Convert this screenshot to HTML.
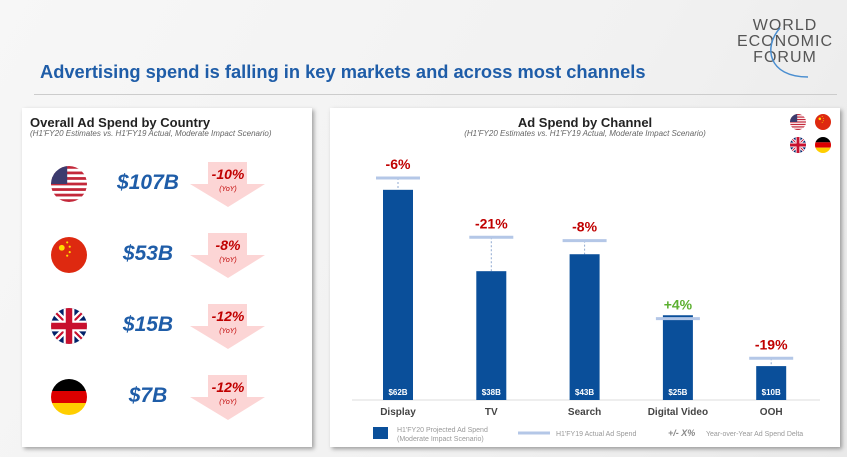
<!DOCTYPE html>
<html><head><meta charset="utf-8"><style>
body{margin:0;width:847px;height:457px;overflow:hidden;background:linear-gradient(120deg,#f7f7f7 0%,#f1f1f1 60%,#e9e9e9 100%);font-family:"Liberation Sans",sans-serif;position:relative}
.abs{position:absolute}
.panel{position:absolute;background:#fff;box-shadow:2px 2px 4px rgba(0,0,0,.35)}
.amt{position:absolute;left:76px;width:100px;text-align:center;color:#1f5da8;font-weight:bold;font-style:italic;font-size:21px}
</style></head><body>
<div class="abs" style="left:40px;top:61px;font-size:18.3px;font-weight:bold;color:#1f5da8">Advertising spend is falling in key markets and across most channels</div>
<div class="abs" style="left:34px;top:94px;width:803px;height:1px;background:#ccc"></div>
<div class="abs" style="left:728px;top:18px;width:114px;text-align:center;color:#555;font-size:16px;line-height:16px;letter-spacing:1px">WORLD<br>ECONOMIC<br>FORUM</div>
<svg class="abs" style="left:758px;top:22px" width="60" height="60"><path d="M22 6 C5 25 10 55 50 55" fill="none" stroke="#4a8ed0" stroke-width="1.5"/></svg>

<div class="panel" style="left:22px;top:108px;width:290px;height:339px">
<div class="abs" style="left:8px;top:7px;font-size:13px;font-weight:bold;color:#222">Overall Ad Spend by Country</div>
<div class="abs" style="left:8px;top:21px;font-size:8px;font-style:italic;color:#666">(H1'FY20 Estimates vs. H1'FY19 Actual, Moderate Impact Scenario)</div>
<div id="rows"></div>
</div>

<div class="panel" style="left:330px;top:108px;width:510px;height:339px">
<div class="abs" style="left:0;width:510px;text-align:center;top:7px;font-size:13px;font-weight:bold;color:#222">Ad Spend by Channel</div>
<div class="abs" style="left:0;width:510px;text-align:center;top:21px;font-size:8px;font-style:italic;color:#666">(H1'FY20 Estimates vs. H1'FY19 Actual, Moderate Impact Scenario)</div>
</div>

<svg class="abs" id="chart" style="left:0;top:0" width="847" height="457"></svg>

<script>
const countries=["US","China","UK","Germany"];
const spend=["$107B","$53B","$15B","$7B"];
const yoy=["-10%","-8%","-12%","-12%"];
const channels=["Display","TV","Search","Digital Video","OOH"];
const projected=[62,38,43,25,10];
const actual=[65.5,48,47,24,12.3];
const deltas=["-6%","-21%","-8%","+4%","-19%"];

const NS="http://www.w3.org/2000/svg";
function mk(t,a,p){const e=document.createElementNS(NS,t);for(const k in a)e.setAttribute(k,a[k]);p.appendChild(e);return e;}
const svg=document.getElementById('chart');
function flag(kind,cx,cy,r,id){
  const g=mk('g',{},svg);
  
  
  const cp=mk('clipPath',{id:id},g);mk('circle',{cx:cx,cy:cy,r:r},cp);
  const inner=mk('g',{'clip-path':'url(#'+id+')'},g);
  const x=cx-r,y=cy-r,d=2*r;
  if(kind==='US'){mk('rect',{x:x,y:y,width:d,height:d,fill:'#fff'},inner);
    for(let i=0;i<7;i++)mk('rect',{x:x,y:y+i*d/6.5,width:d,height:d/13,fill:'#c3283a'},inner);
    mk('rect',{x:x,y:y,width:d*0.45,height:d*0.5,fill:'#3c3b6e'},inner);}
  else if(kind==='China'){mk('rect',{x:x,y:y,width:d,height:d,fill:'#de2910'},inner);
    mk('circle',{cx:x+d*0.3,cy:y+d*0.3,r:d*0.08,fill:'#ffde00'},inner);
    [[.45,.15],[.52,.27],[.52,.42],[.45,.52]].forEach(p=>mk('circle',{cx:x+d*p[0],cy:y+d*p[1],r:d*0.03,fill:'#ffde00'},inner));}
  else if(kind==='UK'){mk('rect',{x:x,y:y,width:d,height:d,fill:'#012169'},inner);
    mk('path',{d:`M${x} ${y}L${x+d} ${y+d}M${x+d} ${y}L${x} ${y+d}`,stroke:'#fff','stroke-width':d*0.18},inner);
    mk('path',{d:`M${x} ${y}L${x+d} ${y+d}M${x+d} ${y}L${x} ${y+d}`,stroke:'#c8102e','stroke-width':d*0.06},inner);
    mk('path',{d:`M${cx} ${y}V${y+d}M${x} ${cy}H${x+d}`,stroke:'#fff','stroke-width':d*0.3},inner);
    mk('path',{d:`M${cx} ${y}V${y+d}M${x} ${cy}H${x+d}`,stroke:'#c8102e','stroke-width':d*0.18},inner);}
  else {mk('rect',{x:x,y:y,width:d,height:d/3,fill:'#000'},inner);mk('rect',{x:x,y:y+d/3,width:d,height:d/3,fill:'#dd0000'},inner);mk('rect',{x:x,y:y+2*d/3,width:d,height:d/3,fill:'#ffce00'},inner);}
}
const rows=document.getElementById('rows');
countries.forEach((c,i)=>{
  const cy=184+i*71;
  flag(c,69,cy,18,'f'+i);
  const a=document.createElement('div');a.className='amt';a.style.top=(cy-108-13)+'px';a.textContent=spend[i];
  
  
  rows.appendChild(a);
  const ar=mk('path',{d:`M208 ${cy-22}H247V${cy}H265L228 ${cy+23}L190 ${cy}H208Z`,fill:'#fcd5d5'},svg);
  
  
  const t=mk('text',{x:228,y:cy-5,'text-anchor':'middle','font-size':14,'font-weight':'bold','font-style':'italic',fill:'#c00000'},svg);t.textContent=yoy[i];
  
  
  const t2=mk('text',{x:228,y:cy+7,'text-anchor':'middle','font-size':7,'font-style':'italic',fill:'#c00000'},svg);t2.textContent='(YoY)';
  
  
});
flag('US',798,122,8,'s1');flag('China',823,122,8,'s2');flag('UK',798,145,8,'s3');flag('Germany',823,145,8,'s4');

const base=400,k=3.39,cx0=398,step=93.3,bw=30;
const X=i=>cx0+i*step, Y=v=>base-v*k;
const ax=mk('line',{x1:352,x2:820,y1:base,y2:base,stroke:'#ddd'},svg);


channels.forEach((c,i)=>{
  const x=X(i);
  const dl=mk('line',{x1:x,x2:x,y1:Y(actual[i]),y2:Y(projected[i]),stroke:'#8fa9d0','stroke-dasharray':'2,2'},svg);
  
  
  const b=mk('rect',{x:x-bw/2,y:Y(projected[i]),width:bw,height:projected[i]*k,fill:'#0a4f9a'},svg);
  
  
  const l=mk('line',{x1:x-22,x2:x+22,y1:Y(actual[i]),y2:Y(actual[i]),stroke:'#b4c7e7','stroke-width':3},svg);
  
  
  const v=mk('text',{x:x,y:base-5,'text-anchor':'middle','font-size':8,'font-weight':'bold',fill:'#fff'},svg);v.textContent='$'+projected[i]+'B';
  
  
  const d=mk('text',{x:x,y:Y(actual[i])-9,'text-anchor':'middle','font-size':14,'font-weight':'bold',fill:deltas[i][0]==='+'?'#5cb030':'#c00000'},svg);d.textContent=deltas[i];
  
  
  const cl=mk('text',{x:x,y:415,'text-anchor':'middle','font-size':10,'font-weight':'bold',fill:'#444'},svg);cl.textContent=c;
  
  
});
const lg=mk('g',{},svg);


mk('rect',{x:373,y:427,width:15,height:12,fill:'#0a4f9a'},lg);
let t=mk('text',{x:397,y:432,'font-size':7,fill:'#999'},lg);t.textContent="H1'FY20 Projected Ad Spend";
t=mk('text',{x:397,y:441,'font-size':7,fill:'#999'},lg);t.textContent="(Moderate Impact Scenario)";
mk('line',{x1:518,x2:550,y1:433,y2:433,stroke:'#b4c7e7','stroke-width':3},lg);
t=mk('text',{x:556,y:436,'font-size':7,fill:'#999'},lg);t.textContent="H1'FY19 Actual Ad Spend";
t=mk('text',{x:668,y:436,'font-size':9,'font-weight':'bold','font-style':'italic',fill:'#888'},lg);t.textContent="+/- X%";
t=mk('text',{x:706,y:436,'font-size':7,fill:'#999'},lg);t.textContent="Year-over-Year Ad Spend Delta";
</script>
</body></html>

= = = = =

* _Your instructions_
Go from the first line of the data above to the line containing "C5 25 10 55" and retype exactly those lines, both included, but none of the pictures.

* _Solution to this exercise_
Convert this screenshot to HTML.
<!DOCTYPE html>
<html><head><meta charset="utf-8"><style>
body{margin:0;width:847px;height:457px;overflow:hidden;background:linear-gradient(120deg,#f7f7f7 0%,#f1f1f1 60%,#e9e9e9 100%);font-family:"Liberation Sans",sans-serif;position:relative}
.abs{position:absolute}
.panel{position:absolute;background:#fff;box-shadow:2px 2px 4px rgba(0,0,0,.35)}
.amt{position:absolute;left:76px;width:100px;text-align:center;color:#1f5da8;font-weight:bold;font-style:italic;font-size:21px}
</style></head><body>
<div class="abs" style="left:40px;top:61px;font-size:18.3px;font-weight:bold;color:#1f5da8">Advertising spend is falling in key markets and across most channels</div>
<div class="abs" style="left:34px;top:94px;width:803px;height:1px;background:#ccc"></div>
<div class="abs" style="left:728px;top:18px;width:114px;text-align:center;color:#555;font-size:16px;line-height:16px;letter-spacing:1px">WORLD<br>ECONOMIC<br>FORUM</div>
<svg class="abs" style="left:758px;top:22px" width="60" height="60"><path d="M22 6 C5 25 10 55 50 55" fill="none" stroke="#4a8ed0" stroke-width="1.5"/></svg>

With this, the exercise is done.